Most reopening plans call for complex schedules, cohorting of students and social distancing in the classroom. These changes will cause disruptions to teaching and learning. We must consider how in-person teaching under these conditions stacks up against the alternatives. We are not going back to the same school experience we left.
We also know that online learning did not work for many students this past spring. Remote learning presents challenges and highlights inequities. However, from a teaching perspective the emergency learning we saw in March should not be what we see in September — if teachers are given resources, training, and time to plan.
It is also important to remember that for some student populations — including younger students, special education, English language learners and those with home circumstances that preclude productive remote learning — some version of in-person instruction as soon as possible should be a top priority.
Perhaps our main area of disagreement is over how many — and how quickly — most students and teachers should be returning to school. This reflects our different experiences — as a teacher knowing what the practicality of COVID-guideline schooling would look like, versus the lived experience of a parent raising children at home for months without school — as well as our assessment of the data.
And yet we both agree that when schools re-open, we need to prioritize and protect our most vulnerable community members — high-risk students, teachers and staff — from both health and educational standpoints.

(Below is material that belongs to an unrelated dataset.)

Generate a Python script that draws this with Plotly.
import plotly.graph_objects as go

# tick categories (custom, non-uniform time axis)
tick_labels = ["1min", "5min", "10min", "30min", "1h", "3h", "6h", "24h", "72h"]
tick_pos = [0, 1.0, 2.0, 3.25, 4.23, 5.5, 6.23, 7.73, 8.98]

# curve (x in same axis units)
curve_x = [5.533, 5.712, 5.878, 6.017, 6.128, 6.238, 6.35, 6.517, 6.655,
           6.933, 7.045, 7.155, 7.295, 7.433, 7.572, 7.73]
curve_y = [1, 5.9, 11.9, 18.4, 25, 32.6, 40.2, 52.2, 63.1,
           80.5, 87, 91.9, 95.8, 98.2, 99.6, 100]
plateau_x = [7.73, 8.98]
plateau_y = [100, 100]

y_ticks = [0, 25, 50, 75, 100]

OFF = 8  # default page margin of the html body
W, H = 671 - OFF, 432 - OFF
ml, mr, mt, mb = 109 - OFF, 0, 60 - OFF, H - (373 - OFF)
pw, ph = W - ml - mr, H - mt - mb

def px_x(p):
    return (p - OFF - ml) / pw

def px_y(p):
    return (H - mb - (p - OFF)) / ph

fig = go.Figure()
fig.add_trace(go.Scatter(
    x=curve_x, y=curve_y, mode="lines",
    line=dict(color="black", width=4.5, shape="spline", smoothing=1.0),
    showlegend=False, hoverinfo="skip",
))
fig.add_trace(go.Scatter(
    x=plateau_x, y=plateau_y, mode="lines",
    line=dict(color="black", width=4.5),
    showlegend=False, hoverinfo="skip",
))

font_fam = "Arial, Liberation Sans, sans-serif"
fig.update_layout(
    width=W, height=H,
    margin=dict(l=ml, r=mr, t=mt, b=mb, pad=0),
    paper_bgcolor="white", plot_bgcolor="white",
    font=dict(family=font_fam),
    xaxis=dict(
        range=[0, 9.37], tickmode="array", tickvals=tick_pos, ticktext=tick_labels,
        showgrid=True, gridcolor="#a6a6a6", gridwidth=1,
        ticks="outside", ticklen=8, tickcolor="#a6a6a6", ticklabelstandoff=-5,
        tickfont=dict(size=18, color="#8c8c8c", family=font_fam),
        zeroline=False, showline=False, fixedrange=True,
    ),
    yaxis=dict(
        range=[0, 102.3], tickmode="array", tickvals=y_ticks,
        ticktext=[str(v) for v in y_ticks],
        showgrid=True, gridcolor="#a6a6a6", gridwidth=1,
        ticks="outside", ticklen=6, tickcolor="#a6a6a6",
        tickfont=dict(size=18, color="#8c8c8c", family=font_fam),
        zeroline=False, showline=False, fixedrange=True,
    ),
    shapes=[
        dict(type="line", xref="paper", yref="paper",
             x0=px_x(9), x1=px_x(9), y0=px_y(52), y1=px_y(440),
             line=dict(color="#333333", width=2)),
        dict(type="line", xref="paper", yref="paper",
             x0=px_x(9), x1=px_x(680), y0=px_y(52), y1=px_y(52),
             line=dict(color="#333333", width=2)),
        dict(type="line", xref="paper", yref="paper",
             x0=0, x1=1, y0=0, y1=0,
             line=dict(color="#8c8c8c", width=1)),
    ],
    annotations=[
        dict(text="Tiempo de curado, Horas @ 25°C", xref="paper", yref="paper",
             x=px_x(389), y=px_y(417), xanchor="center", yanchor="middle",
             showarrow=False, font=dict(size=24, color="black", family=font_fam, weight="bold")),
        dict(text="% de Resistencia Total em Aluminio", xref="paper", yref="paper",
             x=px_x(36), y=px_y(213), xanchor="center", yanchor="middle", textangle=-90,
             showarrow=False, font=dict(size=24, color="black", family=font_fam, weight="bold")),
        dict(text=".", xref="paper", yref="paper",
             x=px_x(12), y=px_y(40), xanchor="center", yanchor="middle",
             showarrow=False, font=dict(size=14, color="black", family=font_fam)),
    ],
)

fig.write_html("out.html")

Even those supporting a return to in-person school should acknowledge that this will not be a feasible option for all teachers and students. And none of this planning can happen without monumental efforts from entire communities pulling in the same direction.
What We Can Do
Most people with strong feelings about reopening schools likely share the same eventual goal: to resume the benefits of in-person school while keeping risks low for kids, teachers and the community. But like the two of us, many readers probably disagree on some — or many — important details.
So what action steps can we take, even with those differences?

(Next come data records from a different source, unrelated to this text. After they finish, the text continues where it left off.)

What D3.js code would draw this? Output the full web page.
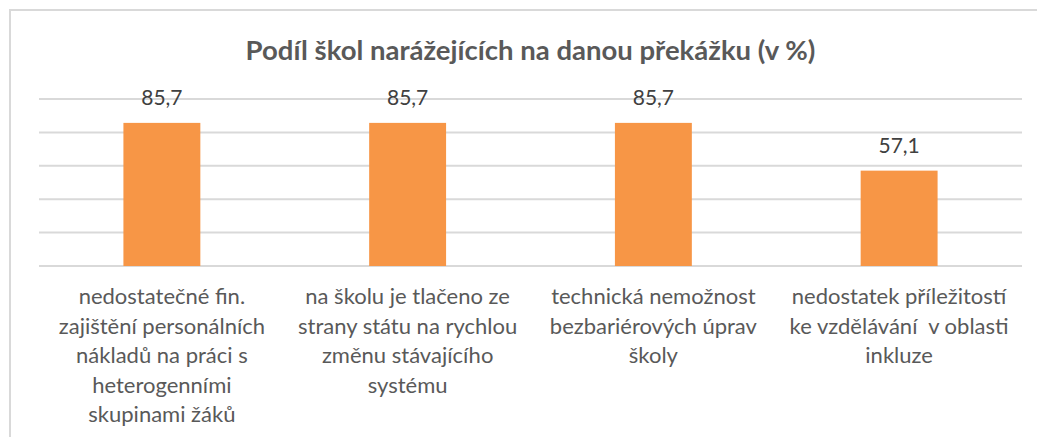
<!DOCTYPE html>
<meta charset="utf-8">
<head>
    <title>Podíl škol</title>
    <script type="text/javascript" src="https://d3js.org/d3.v7.min.js"></script>
    <style>
        body { margin: 0; background: #fff; }
        text { font-family: Lato, "Open Sans", sans-serif; }
    </style>
</head>
<body>
    <div id="chart"></div>
    <script>
        // chart data
        var categories = [
            "nedostatečné fin.\nzajištění personálních\nnákladů na práci s\nheterogenními\nskupinami žáků",
            "na školu je tlačeno ze\nstrany státu na rychlou\nzměnu stávajícího\nsystému",
            "technická nemožnost\nbezbariérových úprav\nškoly",
            "nedostatek příležitostí\nke vzdělávání  v oblasti\ninkluze"
        ];
        var values = [85.7, 85.7, 85.7, 57.1];
        var yTicks = [0, 20, 40, 60, 80, 100];
        var title = "Podíl škol narážejících na danou překážku (v %)";

        var width = 1037;
        var height = 437;
        var margin = { top: 99, left: 39, bottom: 171, right: 15 };

        var svg = d3.select("#chart").append("svg")
                    .attr("width", width)
                    .attr("height", height);

        // chart border (only top and left visible)
        svg.append("path")
           .attr("d", "M10," + height + "V10H" + width)
           .attr("fill", "none")
           .attr("stroke", "#d9d9d9")
           .attr("stroke-width", 2);

        var x = d3.scaleBand()
                  .domain(d3.range(categories.length))
                  .range([margin.left, width - margin.right]);

        var y = d3.scaleLinear()
                  .domain([0, 100])
                  .range([height - margin.bottom, margin.top]);

        // gridlines
        svg.append("g")
           .selectAll("line")
           .data(yTicks)
           .enter().append("line")
           .attr("x1", margin.left)
           .attr("x2", width - margin.right)
           .attr("y1", function(d) { return y(d); })
           .attr("y2", function(d) { return y(d); })
           .attr("stroke", "#d9d9d9")
           .attr("stroke-width", 2);

        var barW = x.bandwidth() * 0.313;

        svg.append("g")
           .selectAll("rect")
           .data(values)
           .enter().append("rect")
           .attr("x", function(d, i) { return x(i) + (x.bandwidth() - barW) / 2; })
           .attr("y", function(d) { return y(d); })
           .attr("width", barW)
           .attr("height", function(d) { return y(0) - y(d); })
           .attr("fill", "#f79646");

        // value labels
        svg.append("g")
           .selectAll("text")
           .data(values)
           .enter().append("text")
           .attr("x", function(d, i) { return x(i) + x.bandwidth() / 2; })
           .attr("y", function(d) { return y(d) - 18; })
           .attr("text-anchor", "middle")
           .attr("font-size", "21px")
           .attr("fill", "#404040")
           .text(function(d) { return d3.format(".1f")(d).replace(".", ","); });

        // category labels
        var cats = svg.append("g")
                      .selectAll("text")
                      .data(categories)
                      .enter().append("text")
                      .attr("text-anchor", "middle")
                      .attr("font-size", "22px")
                      .attr("fill", "#595959")
                      .style("white-space", "pre");

        cats.selectAll("tspan")
            .data(function(d, i) { return d.split("\n").map(function(t) { return { t: t, i: i }; }); })
            .enter().append("tspan")
            .attr("x", function(d) { return x(d.i) + x.bandwidth() / 2; })
            .attr("y", function(d, j) { return y(0) + 38 + j * 29.5; })
            .text(function(d) { return d.t; });

        // title
        svg.append("text")
           .attr("x", (margin.left + width - margin.right) / 2)
           .attr("y", 60)
           .attr("text-anchor", "middle")
           .attr("font-size", "27.5px")
           .attr("font-weight", "bold")
           .attr("fill", "#595959")
           .text(title);
    </script>
</body>
</html>
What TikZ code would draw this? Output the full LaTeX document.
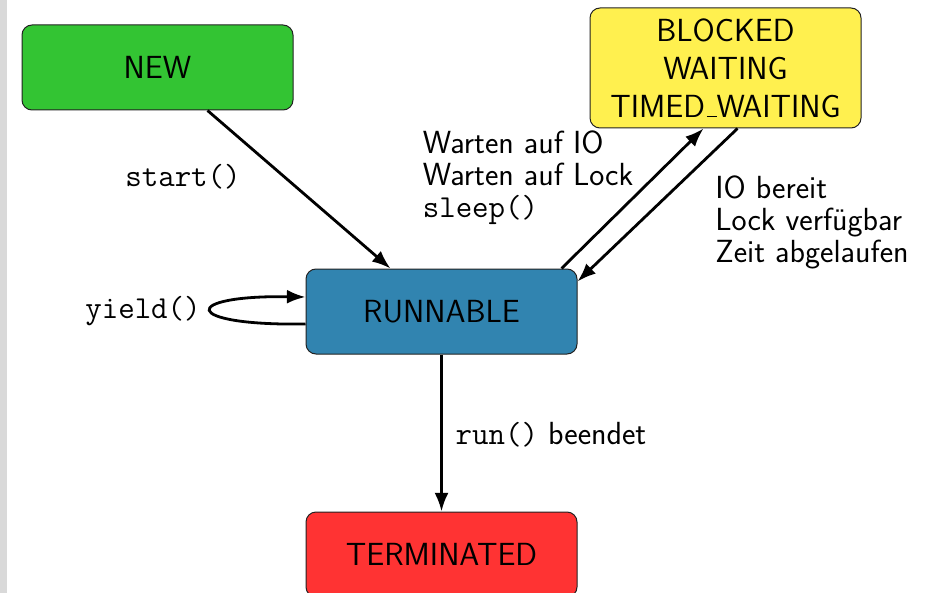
\documentclass[tikz,border=0pt]{standalone}
\usepackage{fontspec}
\usepackage{xcolor}
\usepackage{tikz}
\usetikzlibrary{arrows.meta}
\definecolor{newc}{HTML}{33C433}
\definecolor{blockc}{HTML}{FFF04F}
\definecolor{runc}{HTML}{3184B0}
\definecolor{termc}{HTML}{FF3333}
\definecolor{barc}{HTML}{D9D9D9}
\definecolor{rim}{HTML}{222222}
\newcommand\uscore{\kern.06em\vbox{\hrule width.3em}}
\tikzset{
  state/.style={draw=rim, line width=0.5pt, rounded corners=5pt, minimum width=135.5pt, minimum height=42.5pt, align=center, font=\sffamily\fontsize{16}{19}\selectfont},
  trans/.style={draw=black, line width=1.4pt, -{Latex}},
  lab/.style={font=\sffamily\fontsize{16}{16}\selectfont, align=left, inner sep=0pt},
  labtt/.style={font=\ttfamily\fontsize{16}{16}\selectfont, inner sep=0pt},
}

\begin{document}
\begin{tikzpicture}[x=0.5pt,y=-0.5pt]
  \useasboundingbox (0,0) rectangle (930,593);
  \fill[barc] (0,0) rectangle (7,593);

  \node[state,fill=newc] (new) at (157.5,67.5) {NEW};
  \node[state,fill=blockc,minimum height=60pt] (blocked) at (725.5,68) {BLOCKED\\WAITING\\TIMED\uscore WAITING};
  \node[state,fill=runc] (run) at (441.5,311.5) {RUNNABLE};
  \node[state,fill=termc] (term) at (441.5,554.5) {TERMINATED};

  \draw[trans] ([xshift=25pt]new.south) -- ([xshift=-25.5pt]run.north);
  \draw[trans] ([xshift=60pt]run.north) -- ([xshift=-11pt]blocked.south);
  \draw[trans] ([xshift=6pt]blocked.south) -- ([yshift=-6.5pt]run.north east);
  \draw[trans] (run.south) -- (term.north);
  \draw[trans] ([yshift=-6.25pt]run.west) .. controls (180,326) and (180,295) .. ([yshift=7.25pt]run.west);

  \node[labtt] (lstart) at (183,177) {start()};
  \node[lab] (lwait) at (528,178) {Warten auf IO\\Warten auf Lock\\\texttt{sleep()}};
  \node[lab] (lready) at (812,222) {IO bereit\\Lock verfügbar\\Zeit abgelaufen};
  \node[lab] (lend) at (551,435) {\texttt{run()} beendet};
  \node[labtt] (lyield) at (143,311) {yield()};
\end{tikzpicture}
\end{document}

First, we can be advocates for making schools safer for everyone by calling for increases in school funding -- especially with an eye to equity. We can call our legislators on Beacon Hill and in Washington, D.C. and demand more money for additional staffing, testing and building improvements. Congress is currently considering billions in education aid, but some Senate proposals are far too low, and these resources must come soon and without punitive strings attached.
Second, we can help lower rates of community spread. We can tell our state and local officials to slow down or reverse the reopening of high-risk adult gatherings, so children have a better chance of getting back to school. If your home is in orange or red on this map, push your officials to return to square one in getting this infection under control. Even if your area is in yellow, like Massachusetts, activities like indoor dining, gyms, and bars likely spread infections at rates higher than schools and will make it harder to keep schools open. And of course, wear masks.
Finally, don’t take extreme positions and don’t assume bad faith from people with different views than yours. Parents who have weighed the tradeoffs and support resuming in-person schooling (including many physician colleagues who are intimately familiar with COVID) are not being reckless with other people’s lives, just as teachers who oppose reopening at this time are not abandoning their students or trying to ease their workload.
Taking a simplistic view of the situation does not make our collective task any easier. We should listen to scientists because their positions come from data and expertise, and listen to teachers because their positions come from experience and expertise.
Let’s figure out how to do this together — for the sake of our children, our teachers and our communities.
David DiPietro is a teacher at Somerville High School. Benjamin Sommers is a professor at the Harvard School of Public Health.